What is being asked: Print, word for word, the opening line of the data below and every line after it through the line that contains "from matplotlib.ticker import", but not the pictures.

Information shown:
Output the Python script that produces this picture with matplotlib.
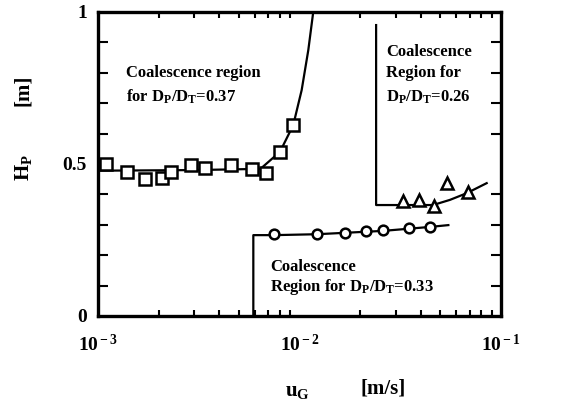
import matplotlib
matplotlib.use("Agg")
from matplotlib import pyplot as plt
from matplotlib.ticker import FixedLocator, LogLocator, NullFormatter

# Dp/DT = 0.37 (squares)
ug_037 = [1.10e-3, 1.39e-3, 1.72e-3, 2.08e-3, 2.30e-3, 2.88e-3, 3.38e-3,
          4.56e-3, 5.79e-3, 6.82e-3, 8.00e-3, 9.31e-3]
hp_037 = [0.500, 0.475, 0.451, 0.453, 0.475, 0.497, 0.486, 0.497, 0.484,
          0.469, 0.540, 0.628]
curve_ug_037 = [1.0e-3, 3.0e-3, 6.4e-3, 8.0e-3, 9.31e-3, 1.025e-2, 1.106e-2,
                1.17e-2]
curve_hp_037 = [0.478, 0.480, 0.484, 0.540, 0.628, 0.743, 0.875, 1.0]

# Dp/DT = 0.33 (circles)
ug_033 = [7.50e-3, 1.22e-2, 1.68e-2, 2.14e-2, 2.61e-2, 3.51e-2, 4.44e-2]
hp_033 = [0.269, 0.269, 0.274, 0.281, 0.283, 0.291, 0.294]
curve_ug_033 = [5.9e-3, 5.9e-3, 7.5e-3, 1.22e-2, 2.6e-2, 4.44e-2, 5.48e-2]
curve_hp_033 = [0.0, 0.266, 0.266, 0.269, 0.280, 0.293, 0.299]

# Dp/DT = 0.26 (triangles)
ug_026 = [3.27e-2, 3.93e-2, 4.65e-2, 5.38e-2, 6.83e-2]
hp_026 = [0.378, 0.382, 0.362, 0.438, 0.408]
curve_ug_026 = [2.40e-2, 2.40e-2, 4.6e-2, 5.58e-2, 6.76e-2, 8.49e-2]
curve_hp_026 = [0.957, 0.365, 0.365, 0.382, 0.404, 0.437]

serif = "Liberation Serif"
plt.rcParams["font.family"] = serif
plt.rcParams["font.weight"] = "bold"
plt.rcParams["mathtext.fontset"] = "custom"
plt.rcParams["mathtext.rm"] = serif + ":bold"
plt.rcParams["mathtext.it"] = serif + ":bold"
plt.rcParams["mathtext.bf"] = serif + ":bold"

fig = plt.figure(figsize=(5.62, 4.03), dpi=100)
ax = fig.add_axes([98 / 562, 1 - 316 / 403, 403 / 562, 304 / 403])

ax.plot(curve_ug_037, curve_hp_037, "-", color="black", lw=1.6)
ax.plot(curve_ug_033, curve_hp_033, "-", color="black", lw=1.6)
ax.plot(curve_ug_026, curve_hp_026, "-", color="black", lw=1.6)

ax.plot(ug_037, hp_037, "s", ms=9, mfc="white", mec="black", mew=1.8)
ax.plot(ug_033, hp_033, "o", ms=7, mfc="white", mec="black", mew=1.8)
ax.plot(ug_026, hp_026, "^", ms=8, mfc="white", mec="black", mew=1.8)

ax.set_xscale("log")
ax.set_xlim(1e-3, 1e-1)
ax.set_ylim(0, 1)

ax.xaxis.set_major_locator(FixedLocator([1e-3, 1e-2, 1e-1]))
ax.xaxis.set_minor_locator(LogLocator(base=10, subs=range(2, 10)))
ax.xaxis.set_minor_formatter(NullFormatter())
ax.set_xticklabels([r"10$^{\,\mathrm{-\,3}}$", r"10$^{\,\mathrm{-\,2}}$",
                    r"10$^{\,\mathrm{-\,1}}$"])
ax.yaxis.set_major_locator(FixedLocator([0, 0.5, 1]))
ax.yaxis.set_minor_locator(FixedLocator([0.1, 0.2, 0.3, 0.4, 0.6, 0.7,
                                         0.8, 0.9]))
ax.set_yticklabels(["0", "0.5", "1"])

ax.tick_params(which="both", direction="in", top=True, right=True,
               labelsize=14, width=1.5)
ax.tick_params(which="major", length=0)
ax.tick_params(axis="x", which="major", pad=13)
ax.tick_params(axis="y", which="major", pad=8)
ax.tick_params(axis="y", which="minor", length=7)
ax.tick_params(axis="x", which="minor", length=4)
for spine in ax.spines.values():
    spine.set_linewidth(2.4)

# axis titles, placed in pixel positions of the figure
fig.text(297 / 562, 1 - 391 / 403, r"u$_{\mathrm{G}}$", fontsize=15,
         ha="center", va="center")
fig.text(383 / 562, 1 - 389 / 403, "[m/s]", fontsize=15,
         ha="center", va="center")
fig.text(23 / 562, 1 - 168 / 403, r"H$_{\mathrm{P}}$", fontsize=15,
         ha="center", va="center", rotation=90)
fig.text(23 / 562, 1 - 90 / 403, "[m]", fontsize=15,
         ha="center", va="center", rotation=90)

ax.text(1.38e-3, 0.80, "Coalescence region", fontsize=12, ha="left",
        va="center")
ax.text(1.38e-3, 0.72, r"for D$_{\mathrm{P}}$/D$_{\mathrm{T}}$=0.37",
        fontsize=12, ha="left", va="center")
ax.text(2.7e-2, 0.87, "Coalescence", fontsize=12, ha="left", va="center")
ax.text(2.7e-2, 0.80, "Region for", fontsize=12, ha="left", va="center")
ax.text(2.7e-2, 0.72, r"D$_{\mathrm{P}}$/D$_{\mathrm{T}}$=0.26",
        fontsize=12, ha="left", va="center")
ax.text(7.15e-3, 0.16, "Coalescence", fontsize=12, ha="left", va="center")
ax.text(7.15e-3, 0.095,
        r"Region for D$_{\mathrm{P}}$/D$_{\mathrm{T}}$=0.33",
        fontsize=12, ha="left", va="center")

fig.savefig("out.png", dpi=100)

Result:
Output the Python script that produces this picture with matplotlib.
import matplotlib
matplotlib.use("Agg")
from matplotlib import pyplot as plt
from matplotlib.ticker import FixedLocator, LogLocator, NullFormatter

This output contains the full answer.